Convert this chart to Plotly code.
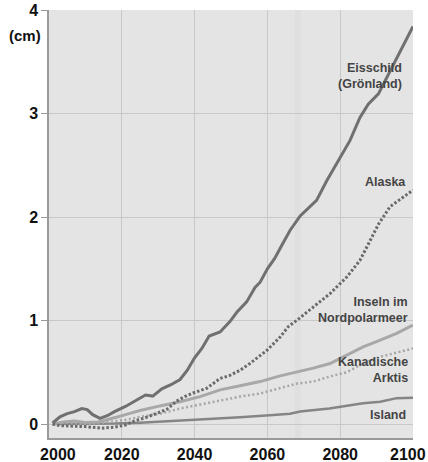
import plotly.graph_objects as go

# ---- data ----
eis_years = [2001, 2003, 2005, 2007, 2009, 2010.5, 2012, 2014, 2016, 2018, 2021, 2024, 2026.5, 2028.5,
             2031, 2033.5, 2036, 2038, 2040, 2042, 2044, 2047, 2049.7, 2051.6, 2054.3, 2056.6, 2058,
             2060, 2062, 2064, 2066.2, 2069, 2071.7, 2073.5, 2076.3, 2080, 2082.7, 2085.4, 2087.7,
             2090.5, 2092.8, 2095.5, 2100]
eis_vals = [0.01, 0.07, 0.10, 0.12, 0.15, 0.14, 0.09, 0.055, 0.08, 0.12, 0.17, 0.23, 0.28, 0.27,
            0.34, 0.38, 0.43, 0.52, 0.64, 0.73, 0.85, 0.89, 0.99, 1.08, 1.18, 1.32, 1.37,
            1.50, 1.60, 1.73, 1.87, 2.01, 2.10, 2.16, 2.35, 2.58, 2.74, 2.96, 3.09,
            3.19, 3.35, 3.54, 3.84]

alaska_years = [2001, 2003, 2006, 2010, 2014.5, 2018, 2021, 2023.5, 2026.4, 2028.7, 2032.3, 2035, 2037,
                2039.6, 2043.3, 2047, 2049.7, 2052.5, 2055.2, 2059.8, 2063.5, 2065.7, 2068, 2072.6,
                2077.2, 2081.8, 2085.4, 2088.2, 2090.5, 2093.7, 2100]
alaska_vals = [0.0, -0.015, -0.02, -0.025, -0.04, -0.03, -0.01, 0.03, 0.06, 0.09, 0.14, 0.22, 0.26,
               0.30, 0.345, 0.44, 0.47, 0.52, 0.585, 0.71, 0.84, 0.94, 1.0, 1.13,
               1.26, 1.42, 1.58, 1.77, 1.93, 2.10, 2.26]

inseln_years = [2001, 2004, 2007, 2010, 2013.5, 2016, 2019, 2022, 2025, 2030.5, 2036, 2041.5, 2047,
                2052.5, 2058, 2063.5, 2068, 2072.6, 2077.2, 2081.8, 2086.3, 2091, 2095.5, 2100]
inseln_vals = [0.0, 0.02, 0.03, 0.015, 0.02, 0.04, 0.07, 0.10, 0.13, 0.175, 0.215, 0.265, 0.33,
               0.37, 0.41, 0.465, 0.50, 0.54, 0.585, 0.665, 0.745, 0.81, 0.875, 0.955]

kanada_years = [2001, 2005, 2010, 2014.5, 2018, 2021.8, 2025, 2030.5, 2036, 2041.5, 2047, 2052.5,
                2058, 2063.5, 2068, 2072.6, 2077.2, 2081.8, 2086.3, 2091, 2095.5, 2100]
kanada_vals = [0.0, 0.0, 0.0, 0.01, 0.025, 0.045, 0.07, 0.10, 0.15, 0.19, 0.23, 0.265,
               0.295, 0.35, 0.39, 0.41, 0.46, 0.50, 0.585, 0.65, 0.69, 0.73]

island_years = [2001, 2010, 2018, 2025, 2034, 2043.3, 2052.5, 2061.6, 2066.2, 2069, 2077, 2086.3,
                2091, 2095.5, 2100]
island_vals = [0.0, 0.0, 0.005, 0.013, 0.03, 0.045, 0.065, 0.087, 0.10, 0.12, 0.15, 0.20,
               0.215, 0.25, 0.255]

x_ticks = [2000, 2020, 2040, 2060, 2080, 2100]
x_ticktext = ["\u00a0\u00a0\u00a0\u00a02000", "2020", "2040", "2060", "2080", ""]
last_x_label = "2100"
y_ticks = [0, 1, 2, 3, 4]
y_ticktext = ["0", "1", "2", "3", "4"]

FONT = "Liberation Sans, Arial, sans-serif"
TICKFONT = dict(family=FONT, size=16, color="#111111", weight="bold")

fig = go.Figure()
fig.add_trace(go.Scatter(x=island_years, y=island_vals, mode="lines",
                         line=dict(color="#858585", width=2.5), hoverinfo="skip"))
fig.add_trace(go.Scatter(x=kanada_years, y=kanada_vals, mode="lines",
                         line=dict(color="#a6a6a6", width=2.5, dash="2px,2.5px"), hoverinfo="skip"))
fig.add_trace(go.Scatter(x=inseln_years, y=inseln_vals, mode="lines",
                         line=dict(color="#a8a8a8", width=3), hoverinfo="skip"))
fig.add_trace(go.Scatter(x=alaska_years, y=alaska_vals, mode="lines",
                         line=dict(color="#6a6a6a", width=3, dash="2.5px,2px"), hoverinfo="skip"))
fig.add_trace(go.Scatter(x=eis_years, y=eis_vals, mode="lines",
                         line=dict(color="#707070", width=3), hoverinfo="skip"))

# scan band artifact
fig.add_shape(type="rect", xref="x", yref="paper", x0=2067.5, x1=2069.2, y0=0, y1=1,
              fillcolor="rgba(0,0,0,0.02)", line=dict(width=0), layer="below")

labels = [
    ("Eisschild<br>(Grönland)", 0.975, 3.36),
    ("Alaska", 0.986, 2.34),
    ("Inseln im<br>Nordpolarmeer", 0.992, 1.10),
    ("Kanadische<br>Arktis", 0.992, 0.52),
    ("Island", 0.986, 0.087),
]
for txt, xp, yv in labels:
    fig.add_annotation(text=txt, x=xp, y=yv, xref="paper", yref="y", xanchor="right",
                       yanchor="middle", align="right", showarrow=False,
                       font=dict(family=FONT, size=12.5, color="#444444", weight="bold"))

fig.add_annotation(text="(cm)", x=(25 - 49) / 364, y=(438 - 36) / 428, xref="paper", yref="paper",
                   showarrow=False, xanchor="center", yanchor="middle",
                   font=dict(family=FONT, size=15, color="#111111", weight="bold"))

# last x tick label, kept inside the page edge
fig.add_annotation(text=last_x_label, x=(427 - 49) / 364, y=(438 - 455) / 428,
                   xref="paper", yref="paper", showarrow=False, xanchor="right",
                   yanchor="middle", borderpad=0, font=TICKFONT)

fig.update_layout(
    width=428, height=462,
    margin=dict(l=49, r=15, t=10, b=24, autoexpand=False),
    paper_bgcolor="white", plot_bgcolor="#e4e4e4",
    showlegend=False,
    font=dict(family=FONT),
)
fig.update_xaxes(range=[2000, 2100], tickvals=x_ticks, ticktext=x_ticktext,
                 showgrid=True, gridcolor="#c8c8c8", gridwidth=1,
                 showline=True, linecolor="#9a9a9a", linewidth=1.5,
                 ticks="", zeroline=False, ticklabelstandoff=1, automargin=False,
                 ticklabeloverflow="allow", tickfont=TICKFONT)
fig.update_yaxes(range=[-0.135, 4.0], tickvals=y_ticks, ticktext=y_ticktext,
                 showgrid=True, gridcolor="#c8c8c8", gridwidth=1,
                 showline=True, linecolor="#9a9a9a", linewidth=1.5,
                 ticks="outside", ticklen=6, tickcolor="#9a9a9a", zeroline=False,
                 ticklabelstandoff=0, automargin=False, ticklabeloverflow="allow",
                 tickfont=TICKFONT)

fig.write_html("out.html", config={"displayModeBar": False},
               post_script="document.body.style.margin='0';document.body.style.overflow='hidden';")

::::::

Give an exact reproduction of every line, leaving out any picture.

Convert this chart to Plotly code.
import plotly.graph_objects as go

# ---- data ----
eis_years = [2001, 2003, 2005, 2007, 2009, 2010.5, 2012, 2014, 2016, 2018, 2021, 2024, 2026.5, 2028.5,
             2031, 2033.5, 2036, 2038, 2040, 2042, 2044, 2047, 2049.7, 2051.6, 2054.3, 2056.6, 2058,
             2060, 2062, 2064, 2066.2, 2069, 2071.7, 2073.5, 2076.3, 2080, 2082.7, 2085.4, 2087.7,
             2090.5, 2092.8, 2095.5, 2100]
eis_vals = [0.01, 0.07, 0.10, 0.12, 0.15, 0.14, 0.09, 0.055, 0.08, 0.12, 0.17, 0.23, 0.28, 0.27,
            0.34, 0.38, 0.43, 0.52, 0.64, 0.73, 0.85, 0.89, 0.99, 1.08, 1.18, 1.32, 1.37,
            1.50, 1.60, 1.73, 1.87, 2.01, 2.10, 2.16, 2.35, 2.58, 2.74, 2.96, 3.09,
            3.19, 3.35, 3.54, 3.84]

alaska_years = [2001, 2003, 2006, 2010, 2014.5, 2018, 2021, 2023.5, 2026.4, 2028.7, 2032.3, 2035, 2037,
                2039.6, 2043.3, 2047, 2049.7, 2052.5, 2055.2, 2059.8, 2063.5, 2065.7, 2068, 2072.6,
                2077.2, 2081.8, 2085.4, 2088.2, 2090.5, 2093.7, 2100]
alaska_vals = [0.0, -0.015, -0.02, -0.025, -0.04, -0.03, -0.01, 0.03, 0.06, 0.09, 0.14, 0.22, 0.26,
               0.30, 0.345, 0.44, 0.47, 0.52, 0.585, 0.71, 0.84, 0.94, 1.0, 1.13,
               1.26, 1.42, 1.58, 1.77, 1.93, 2.10, 2.26]

inseln_years = [2001, 2004, 2007, 2010, 2013.5, 2016, 2019, 2022, 2025, 2030.5, 2036, 2041.5, 2047,
                2052.5, 2058, 2063.5, 2068, 2072.6, 2077.2, 2081.8, 2086.3, 2091, 2095.5, 2100]
inseln_vals = [0.0, 0.02, 0.03, 0.015, 0.02, 0.04, 0.07, 0.10, 0.13, 0.175, 0.215, 0.265, 0.33,
               0.37, 0.41, 0.465, 0.50, 0.54, 0.585, 0.665, 0.745, 0.81, 0.875, 0.955]

kanada_years = [2001, 2005, 2010, 2014.5, 2018, 2021.8, 2025, 2030.5, 2036, 2041.5, 2047, 2052.5,
                2058, 2063.5, 2068, 2072.6, 2077.2, 2081.8, 2086.3, 2091, 2095.5, 2100]
kanada_vals = [0.0, 0.0, 0.0, 0.01, 0.025, 0.045, 0.07, 0.10, 0.15, 0.19, 0.23, 0.265,
               0.295, 0.35, 0.39, 0.41, 0.46, 0.50, 0.585, 0.65, 0.69, 0.73]

island_years = [2001, 2010, 2018, 2025, 2034, 2043.3, 2052.5, 2061.6, 2066.2, 2069, 2077, 2086.3,
                2091, 2095.5, 2100]
island_vals = [0.0, 0.0, 0.005, 0.013, 0.03, 0.045, 0.065, 0.087, 0.10, 0.12, 0.15, 0.20,
               0.215, 0.25, 0.255]

x_ticks = [2000, 2020, 2040, 2060, 2080, 2100]
x_ticktext = ["\u00a0\u00a0\u00a0\u00a02000", "2020", "2040", "2060", "2080", ""]
last_x_label = "2100"
y_ticks = [0, 1, 2, 3, 4]
y_ticktext = ["0", "1", "2", "3", "4"]

FONT = "Liberation Sans, Arial, sans-serif"
TICKFONT = dict(family=FONT, size=16, color="#111111", weight="bold")

fig = go.Figure()
fig.add_trace(go.Scatter(x=island_years, y=island_vals, mode="lines",
                         line=dict(color="#858585", width=2.5), hoverinfo="skip"))
fig.add_trace(go.Scatter(x=kanada_years, y=kanada_vals, mode="lines",
                         line=dict(color="#a6a6a6", width=2.5, dash="2px,2.5px"), hoverinfo="skip"))
fig.add_trace(go.Scatter(x=inseln_years, y=inseln_vals, mode="lines",
                         line=dict(color="#a8a8a8", width=3), hoverinfo="skip"))
fig.add_trace(go.Scatter(x=alaska_years, y=alaska_vals, mode="lines",
                         line=dict(color="#6a6a6a", width=3, dash="2.5px,2px"), hoverinfo="skip"))
fig.add_trace(go.Scatter(x=eis_years, y=eis_vals, mode="lines",
                         line=dict(color="#707070", width=3), hoverinfo="skip"))

# scan band artifact
fig.add_shape(type="rect", xref="x", yref="paper", x0=2067.5, x1=2069.2, y0=0, y1=1,
              fillcolor="rgba(0,0,0,0.02)", line=dict(width=0), layer="below")

labels = [
    ("Eisschild<br>(Grönland)", 0.975, 3.36),
    ("Alaska", 0.986, 2.34),
    ("Inseln im<br>Nordpolarmeer", 0.992, 1.10),
    ("Kanadische<br>Arktis", 0.992, 0.52),
    ("Island", 0.986, 0.087),
]
for txt, xp, yv in labels:
    fig.add_annotation(text=txt, x=xp, y=yv, xref="paper", yref="y", xanchor="right",
                       yanchor="middle", align="right", showarrow=False,
                       font=dict(family=FONT, size=12.5, color="#444444", weight="bold"))

fig.add_annotation(text="(cm)", x=(25 - 49) / 364, y=(438 - 36) / 428, xref="paper", yref="paper",
                   showarrow=False, xanchor="center", yanchor="middle",
                   font=dict(family=FONT, size=15, color="#111111", weight="bold"))

# last x tick label, kept inside the page edge
fig.add_annotation(text=last_x_label, x=(427 - 49) / 364, y=(438 - 455) / 428,
                   xref="paper", yref="paper", showarrow=False, xanchor="right",
                   yanchor="middle", borderpad=0, font=TICKFONT)

fig.update_layout(
    width=428, height=462,
    margin=dict(l=49, r=15, t=10, b=24, autoexpand=False),
    paper_bgcolor="white", plot_bgcolor="#e4e4e4",
    showlegend=False,
    font=dict(family=FONT),
)
fig.update_xaxes(range=[2000, 2100], tickvals=x_ticks, ticktext=x_ticktext,
                 showgrid=True, gridcolor="#c8c8c8", gridwidth=1,
                 showline=True, linecolor="#9a9a9a", linewidth=1.5,
                 ticks="", zeroline=False, ticklabelstandoff=1, automargin=False,
                 ticklabeloverflow="allow", tickfont=TICKFONT)
fig.update_yaxes(range=[-0.135, 4.0], tickvals=y_ticks, ticktext=y_ticktext,
                 showgrid=True, gridcolor="#c8c8c8", gridwidth=1,
                 showline=True, linecolor="#9a9a9a", linewidth=1.5,
                 ticks="outside", ticklen=6, tickcolor="#9a9a9a", zeroline=False,
                 ticklabelstandoff=0, automargin=False, ticklabeloverflow="allow",
                 tickfont=TICKFONT)

fig.write_html("out.html", config={"displayModeBar": False},
               post_script="document.body.style.margin='0';document.body.style.overflow='hidden';")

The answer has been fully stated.